4. Log Monitoring and Analysis

Log Monitoring and Analysis is a method used to detect unusual activities related to DDoS attacks by examining log data generated by servers, network devices, and applications.

This approach involves analyzing signs such as a high number of failed connection attempts in a short time, unexpected traffic spikes, or heavy request loads coming from specific IP addresses. These patterns can help identify a DDoS attack in its early stages.

Common tools for this method include ELK Stack (Elasticsearch, Logstash, Kibana), Graylog, Splunk, and Fluentd. Some of these are open-source and free, while others—especially enterprise-grade versions—can be quite costly.

Log analysis is very effective in understanding the source, duration, and impact of an attack. However, it is generally not sufficient for prevention on its own. For best results, it should be integrated with real-time monitoring systems, firewalls, and anti-DDoS solutions.

5. AI-Powered Detection Systems

AI-Powered Detection Systems are advanced methods that use artificial intelligence and machine learning to detect DDoS attacks in real time by learning both normal and abnormal patterns in network traffic.

These systems analyze historical traffic data to establish a baseline of what is considered “normal” behavior. When traffic deviates from these patterns, the system flags it as a potential threat and issues alerts accordingly.
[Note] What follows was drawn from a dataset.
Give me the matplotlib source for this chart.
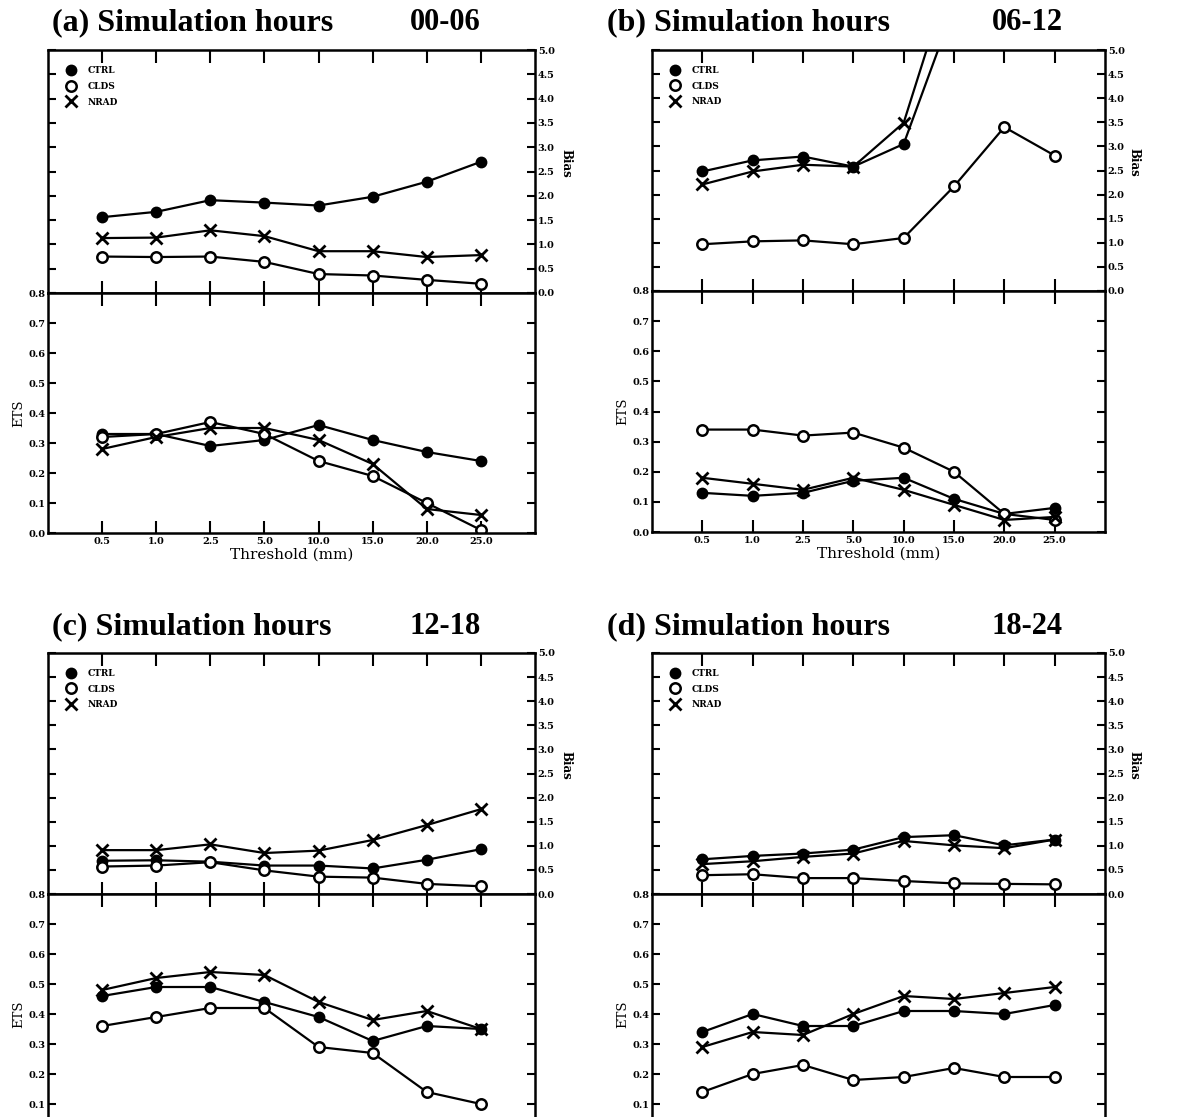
import numpy as np
import matplotlib
matplotlib.use('Agg')
import matplotlib.pyplot as plt
from matplotlib.lines import Line2D

#
# data
#
thresholds = ['0.5', '1.0', '2.5', '5.0', '10.0', '15.0', '20.0', '25.0']
panel_titles = ['(a) Simulation hours', '(b) Simulation hours',
                '(c) Simulation hours', '(d) Simulation hours']
panel_hours = ['00-06', '06-12', '12-18', '18-24']
series_names = ['CTRL', 'CLDS', 'NRAD']

# bias, one row per panel (a-d)
bias_ctrl = [
    [1.56, 1.67, 1.91, 1.86, 1.80, 1.98, 2.29, 2.70],
    [2.48, 2.71, 2.79, 2.58, 3.05, 5.90, 6.50, 6.50],
    [0.69, 0.70, 0.67, 0.59, 0.59, 0.53, 0.71, 0.93],
    [0.72, 0.79, 0.84, 0.92, 1.18, 1.22, 1.01, 1.13],
]
bias_clds = [
    [0.75, 0.74, 0.75, 0.64, 0.39, 0.36, 0.27, 0.19],
    [0.97, 1.03, 1.05, 0.97, 1.10, 2.17, 3.40, 2.81],
    [0.57, 0.59, 0.66, 0.49, 0.36, 0.34, 0.21, 0.16],
    [0.39, 0.41, 0.33, 0.33, 0.27, 0.22, 0.21, 0.20],
]
bias_nrad = [
    [1.13, 1.14, 1.29, 1.17, 0.86, 0.86, 0.74, 0.78],
    [2.21, 2.48, 2.62, 2.58, 3.49, 6.80, 7.00, 7.00],
    [0.91, 0.91, 1.03, 0.85, 0.90, 1.12, 1.43, 1.76],
    [0.62, 0.68, 0.77, 0.84, 1.10, 1.01, 0.95, 1.13],
]

# equitable threat score, one row per panel (a-d)
ets_ctrl = [
    [0.33, 0.33, 0.29, 0.31, 0.36, 0.31, 0.27, 0.24],
    [0.13, 0.12, 0.13, 0.17, 0.18, 0.11, 0.06, 0.08],
    [0.46, 0.49, 0.49, 0.44, 0.39, 0.31, 0.36, 0.35],
    [0.34, 0.40, 0.36, 0.36, 0.41, 0.41, 0.40, 0.43],
]
ets_clds = [
    [0.32, 0.33, 0.37, 0.33, 0.24, 0.19, 0.10, 0.01],
    [0.34, 0.34, 0.32, 0.33, 0.28, 0.20, 0.06, 0.04],
    [0.36, 0.39, 0.42, 0.42, 0.29, 0.27, 0.14, 0.10],
    [0.14, 0.20, 0.23, 0.18, 0.19, 0.22, 0.19, 0.19],
]
ets_nrad = [
    [0.28, 0.32, 0.35, 0.35, 0.31, 0.23, 0.08, 0.06],
    [0.18, 0.16, 0.14, 0.18, 0.14, 0.09, 0.04, 0.05],
    [0.48, 0.52, 0.54, 0.53, 0.44, 0.38, 0.41, 0.35],
    [0.29, 0.34, 0.33, 0.40, 0.46, 0.45, 0.47, 0.49],
]

#
# layout (pixels)
#
W, H = 1184, 1117
# left, right, top, middle, bottom
boxes = [(48, 535, 50, 293, 533), (652, 1105, 50, 291, 532),
         (48, 535, 653, 894, 1134), (652, 1105, 653, 894, 1134)]
title_xy = [(52, 30), (607, 30), (52, 634), (607, 634)]
hours_right = [481, 1063, 481, 1063]
# the lower two panels run past the bottom of the page
cut_off = [False, False, True, True]

tick_font = dict(family='DejaVu Serif', weight='bold', size=7)

styles = [dict(marker='o', ms=7, mfc='black', mec='black', mew=1.5),
          dict(marker='o', ms=7.5, mfc='white', mec='black', mew=1.8),
          dict(marker='x', ms=9, mec='black', mew=2.0)]


def rect(l, r, t, b):
    return [l / W, 1 - b / H, (r - l) / W, (b - t) / H]


fig = plt.figure(figsize=(W / 100, H / 100), dpi=100)
x = np.arange(1, len(thresholds) + 1)

for p in range(4):
    l, r, t, m, b = boxes[p]
    ax_b = fig.add_axes(rect(l, r, t, m))
    ax_e = fig.add_axes(rect(l, r, m, b))

    bias_sets = [bias_ctrl[p], bias_clds[p], bias_nrad[p]]
    ets_sets = [ets_ctrl[p], ets_clds[p], ets_nrad[p]]
    for vals, st in zip(bias_sets, styles):
        ax_b.plot(x, vals, color='black', lw=1.6, **st)
    for vals, st in zip(ets_sets, styles):
        ax_e.plot(x, vals, color='black', lw=1.6, **st)

    # bias axes
    ax_b.set_xlim(0, 9)
    ax_b.set_ylim(0, 5)
    ax_b.set_xticks(x)
    ax_b.set_xticklabels([])
    bias_ticks = np.arange(0, 5.01, 0.5)
    ax_b.set_yticks(bias_ticks)
    ax_b.set_yticklabels(['%.1f' % v for v in bias_ticks], **tick_font)
    ax_b.tick_params(axis='x', top=True, bottom=True, direction='in', length=9, width=1.5)
    ax_b.tick_params(axis='y', left=True, right=True, labelleft=False, labelright=True,
                     direction='in', length=6, width=1.5, pad=2)
    ax_b.text(1.064, 0.535, 'Bias', transform=ax_b.transAxes, rotation=270,
              ha='center', va='center', family='DejaVu Serif', weight='bold', size=8.5)

    # ETS axes
    ax_e.set_xlim(0, 9)
    ax_e.set_ylim(0, 0.8)
    ax_e.set_xticks(x)
    ets_ticks = np.arange(0, 0.81, 0.1)
    ets_labels = ['%.1f' % v for v in ets_ticks]
    ax_e.set_yticks(ets_ticks)
    ax_e.tick_params(axis='x', top=True, bottom=True, direction='in', length=9, width=1.5, pad=3)
    ax_e.tick_params(axis='y', left=True, right=True, direction='in', length=6, width=1.5, pad=2)
    ax_e.set_ylabel('ETS', family='DejaVu Serif', size=9.5, labelpad=2)
    if cut_off[p]:
        ax_e.set_xticklabels([])
        ets_labels[0] = ''
    else:
        ax_e.set_xticklabels(thresholds, **tick_font)
        ax_e.set_xlabel('Threshold (mm)', family='DejaVu Serif', size=11, labelpad=1)
    ax_e.set_yticklabels(ets_labels, **tick_font)

    for ax in (ax_b, ax_e):
        for s in ax.spines.values():
            s.set_linewidth(1.8)

    # legend, markers only
    handles = [Line2D([], [], ls='none', color='black', **st) for st in styles]
    wpx = r - l
    ax_b.legend(handles, series_names, loc='upper left',
                bbox_to_anchor=(18 / wpx, 1 - 16 / 243), frameon=False,
                prop=dict(family='DejaVu Serif', weight='bold', size=6.5),
                handlelength=1.0, handletextpad=1.4, labelspacing=0.75,
                borderpad=0, borderaxespad=0)

    tx, ty = title_xy[p]
    fig.text(tx / W, 1 - ty / H, panel_titles[p], family='Liberation Serif',
             weight='bold', size=23, ha='left', va='baseline')
    fig.text(hours_right[p] / W, 1 - ty / H, panel_hours[p], family='Liberation Serif',
             weight='bold', size=22, ha='right', va='baseline')

plt.savefig('out.png', dpi=100)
Some of the leading tools in this space include Darktrace, Cloudflare Spectrum (AI-assisted analysis), Radware DefensePro, and Fortinet FortiDDoS. While these enterprise-grade solutions offer high detection accuracy, they also come with significant licensing and setup costs.

AI-powered systems are particularly valuable in large and complex networks, where they can detect even unknown types of attacks before they escalate. However, they are most effective when integrated with traditional security measures. As part of a multi-layered defense strategy, they offer strong protection against DDoS attacks.